On arrival, the Mothers of Saints wash the steps of the Church with the scented water, blessing those who enter the most important of Salvador’s three hundred churches for yet another year. Every February 2, during the Yemanjá Festival (a Candomblé Orixá equivalent to goddess of the sea, and very vain), the Catholic population takes offerings such as perfumes, mirrors, brushes and flowers to the fishermen, who have a colony next to the Catholic Church in the district of Rio Vermelho. Some give the offerings to the fisherman to take to the sea to bestow them upon the Orixá Yemanjá.
Others venture out onto the rocky shores and personally give their offerings to Yemanjá. This ritual was begun by the wives of the fishermen who did not want Yemanjá to take their husbands for herself. Today the tradition is more about bringing good fortune for the following year. In June there is an important harvest festival in Bahia and Northeast Brazil: Sao Joao (St. John), which traditionally takes place in small towns around the countryside. People gather around a big bonfire in the main square to dance forró (a cross between a square dance and the Texas two step) and drink Cachaça (alcohol made from sugar cane) and a variety of fruit liqueurs until the sun comes up.

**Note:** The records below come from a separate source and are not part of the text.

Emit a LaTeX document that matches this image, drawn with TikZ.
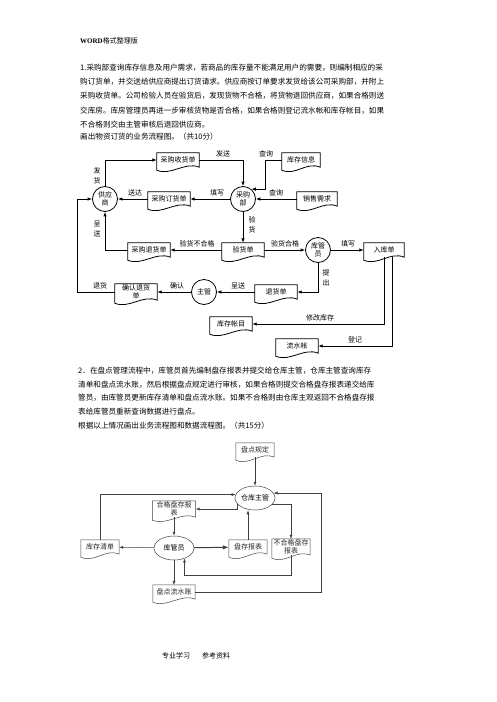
\documentclass[tikz,border=0pt]{standalone}
\usepackage{fontspec}
\setmainfont{Noto Sans CJK SC}
\newfontfamily\latinserif{Liberation Serif}
\usetikzlibrary{shapes.geometric, positioning, arrows.meta, calc}

\newcommand{\diafont}{\fontsize{7}{8.5}\selectfont}
\newcommand{\vertfont}{\fontsize{7}{10}\selectfont}
\newcommand{\parafont}{\fontsize{7.6}{10}\selectfont}
\newcommand{\hdrfont}{\fontsize{7}{8}\selectfont}
% document symbol: flat top, wavy bottom
\newcommand{\docshape}[2][docl]{%
  \draw[#1] ($(#2.south west)+(0,3)$) -- (#2.north west) -- (#2.north east) -- (#2.south east)
    .. controls +(-14,-6) and +(14,6) .. ($(#2.south west)+(0,3)$) -- cycle;}

\begin{document}
\begin{tikzpicture}[x=1pt, y=-1pt,
    every node/.style={font=\diafont},
    para/.style={anchor=west, inner sep=0pt, font=\parafont},
    proc/.style={circle, draw, line width=0.8pt, minimum size=25pt, inner sep=0pt, align=center},
    docbox/.style={minimum width=42pt, minimum height=14pt, inner sep=0pt, align=center},
    docl/.style={line width=0.8pt},
    lbl/.style={inner sep=1pt},
    vlbl/.style={inner sep=1pt, align=center, font=\vertfont},
    arr/.style={-{Latex[length=4.5pt,width=3.5pt]}, line width=0.8pt},
    role/.style={ellipse, draw=black!75, line width=0.5pt, minimum width=40pt, minimum height=24pt, inner sep=0pt},
    docb/.style={docbox, minimum width=38pt, text=black!85},
    docl2/.style={line width=0.5pt, black!75},
    arrb/.style={-{Latex[length=4pt,width=3pt]}, line width=0.5pt, black!75}
  ]
  \useasboundingbox (0,0) rectangle (496,702);

  % header and question 1
  \node[anchor=west, inner sep=0pt, font=\hdrfont] (hdr) at (80,41) {{\latinserif\bfseries WORD}格式整理版};
  \node[para] (q1a) at (80,68) {1.采购部查询库存信息及用户需求，若商品的库存量不能满足用户的需要，则编制相应的采};
  \node[para] (q1b) at (80,82) {购订货单，并交送给供应商提出订货请求。供应商按订单要求发货给该公司采购部，并附上};
  \node[para] (q1c) at (80,96) {采购收货单。公司检验人员在验货后，发现货物不合格，将货物退回供应商，如果合格则送};
  \node[para] (q1d) at (80,111) {交库房。库房管理员再进一步审核货物是否合格，如果合格则登记流水帐和库存帐目，如果};
  \node[para] (q1e) at (80,125) {不合格则交由主管审核后退回供应商。};
  \node[para] (q1f) at (80,137) {画出物资订货的业务流程图。（共10分）};

  % diagram 1
  \node[proc] (gys) at (105,199) {供应\\商};
  \node[proc] (cgb) at (243,199) {采购\\部};
  \node[proc] (kgy) at (318,250) {库管\\员};
  \node[proc] (zg) at (204,292) {主管};

  \node[docbox] (cgsh) at (178,160) {采购收货单};
  \node[docbox] (cgdh) at (169,199) {采购订货单};
  \node[docbox, minimum width=38pt] (kcxx) at (301,160) {库存信息};
  \node[docbox, minimum width=40pt] (xsxq) at (317,199) {销售需求};
  \node[docbox] (ysd) at (243,250) {验货单};
  \node[docbox] (cgth) at (149,250) {采购退货单};
  \node[docbox, minimum width=40pt] (rkd) at (384,250) {入库单};
  \node[docbox] (thd) at (276,292) {退货单};
  \node[docbox, minimum height=16pt] (qrth) at (136,292) {确认退货\\单};
  \node[docbox] (kczm) at (231,324) {库存帐目};
  \node[docbox] (lsz) at (297,346) {流水帐};
  \foreach \d in {cgsh,cgdh,kcxx,xsxq,ysd,cgth,rkd,thd,qrth,kczm,lsz} {\docshape{\d}}

  \draw[arr] (gys) |- (cgsh);
  \draw[arr] (cgsh) -| (cgb);
  \draw[arr] (cgb) -- (cgdh);
  \draw[arr] (cgdh) -- (gys);
  \draw[arr] (kcxx) -- ++(-36,0) |- (cgb.50);
  \draw[arr] (xsxq) -- (cgb);
  \draw[arr] (cgb) -- (ysd);
  \draw[arr] (ysd) -- (cgth);
  \draw[arr] (cgth) -| (gys);
  \draw[arr] (ysd) -- (kgy);
  \draw[arr] (kgy) -- (rkd);
  \draw[arr] (kgy) |- (thd);
  \draw[arr] (thd) -- (zg);
  \draw[arr] (zg) -- (qrth);
  \draw[arr] (qrth) -- ++(-59,0) |- (gys);
  \draw[arr] (rkd.south) |- (kczm);
  \draw[arr] ([xshift=8pt]rkd.south) |- (lsz);

  \node[lbl] (tFs) at (223,154) {发送};
  \node[vlbl] (tFh) at (97,176) {发\\货};
  \node[lbl] (tSd) at (135,193) {送达};
  \node[lbl] (tTx) at (217,193) {填写};
  \node[lbl] (tCx1) at (266,154) {查询};
  \node[lbl] (tCx2) at (276,193) {查询};
  \node[vlbl] (tYh) at (252,225) {验\\货};
  \node[vlbl] (tCs1) at (97,229) {呈\\送};
  \node[lbl] (tBhg) at (197,244) {验货不合格};
  \node[lbl] (tHg) at (285,244) {验货合格};
  \node[lbl] (tTx2) at (348,244) {填写};
  \node[vlbl] (tTc) at (326,278) {提\\出};
  \node[lbl] (tCs2) at (238,286) {呈送};
  \node[lbl] (tQr) at (177,286) {确认};
  \node[lbl] (tTh) at (100,286) {退货};
  \node[lbl] (tXg) at (320,318) {修改库存};
  \node[lbl] (tDj) at (355,340) {登记};

  % question 2
  \node[para] (q2a) at (78,371) {2．在盘点管理流程中，库管员首先编制盘存报表并提交给仓库主管，仓库主管查询库存};
  \node[para] (q2b) at (78,385) {清单和盘点流水账，然后根据盘点规定进行审核，如果合格则提交合格盘存报表递交给库};
  \node[para] (q2c) at (78,398) {管员，由库管员更新库存清单和盘点流水账。如果不合格则由仓库主观返回不合格盘存报};
  \node[para] (q2d) at (78,412) {表给库管员重新查询数据进行盘点。};
  \node[para] (q2e) at (78,426) {根据以上情况画出业务流程图和数据流程图。（共15分）};

  % diagram 2
  \node[docb] (pdgd) at (255,450) {盘点规定};
  \node[role] (ckzg) at (255,498) {仓库主管};
  \node[docb, minimum width=43pt, minimum height=16pt] (hgpc) at (174,509) {合格盘存报\\表};
  \node[role] (kgy2) at (174,548) {库管员};
  \node[docb] (kcqd) at (100,547) {库存清单};
  \node[docb] (pcbb) at (248,547) {盘存报表};
  \node[docb, minimum height=16pt] (bhg) at (291,547) {不合格盘存\\报表};
  \node[docb, minimum width=42pt] (pdls) at (174,592) {盘点流水账};
  \foreach \d in {pdgd,hgpc,kcqd,pcbb,bhg,pdls} {\docshape[docl2]{\d}}

  \draw[arrb] (pdgd) -- (ckzg);
  \draw[arrb] (kcqd) |- (ckzg.170);
  \draw[arrb] (ckzg.200) |- (hgpc);
  \draw[arrb] (hgpc) -- (kgy2);
  \draw[arrb] (kgy2) -- (kcqd);
  \draw[arrb, line width=1pt, -{Latex[length=6pt,width=4.5pt]}] (kgy2) -- (pcbb);
  \draw[arrb] (pcbb.north) -- (pcbb.north |- ckzg.south);
  \draw[arrb] (ckzg.340) -| (bhg);
  \draw[arrb] (bhg.south) -- ++(0,20) -| (kgy2.315);
  \draw[arrb] (kgy2) -- (pdls);
  \draw[arrb] (pdls) -- ++(147,0) |- (ckzg.15);

  % footer
  \node[anchor=west, inner sep=0pt, font=\hdrfont] (ftr) at (162,656) {专业学习\hspace{12pt}参考资料};
\end{tikzpicture}
\end{document}
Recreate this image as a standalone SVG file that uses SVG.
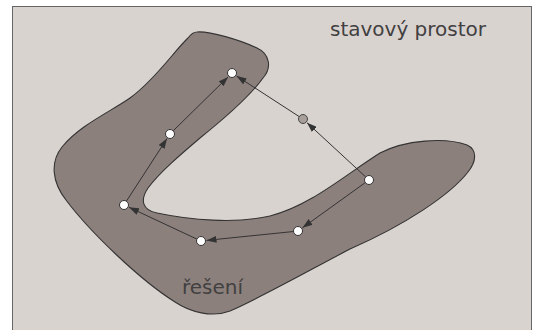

During the 3 days of Sao Joao accordion led music is played and traditional food is served, such as corn cakes, corn dogs, cream of corn, coconut milk pies, corn on the cob, grilled corn and pop corn. This festival is a very welcome break for the natives of the northeast region, where the land is arid, with very little water to grow crops, income is one of the lowest in Brazil and life is tough.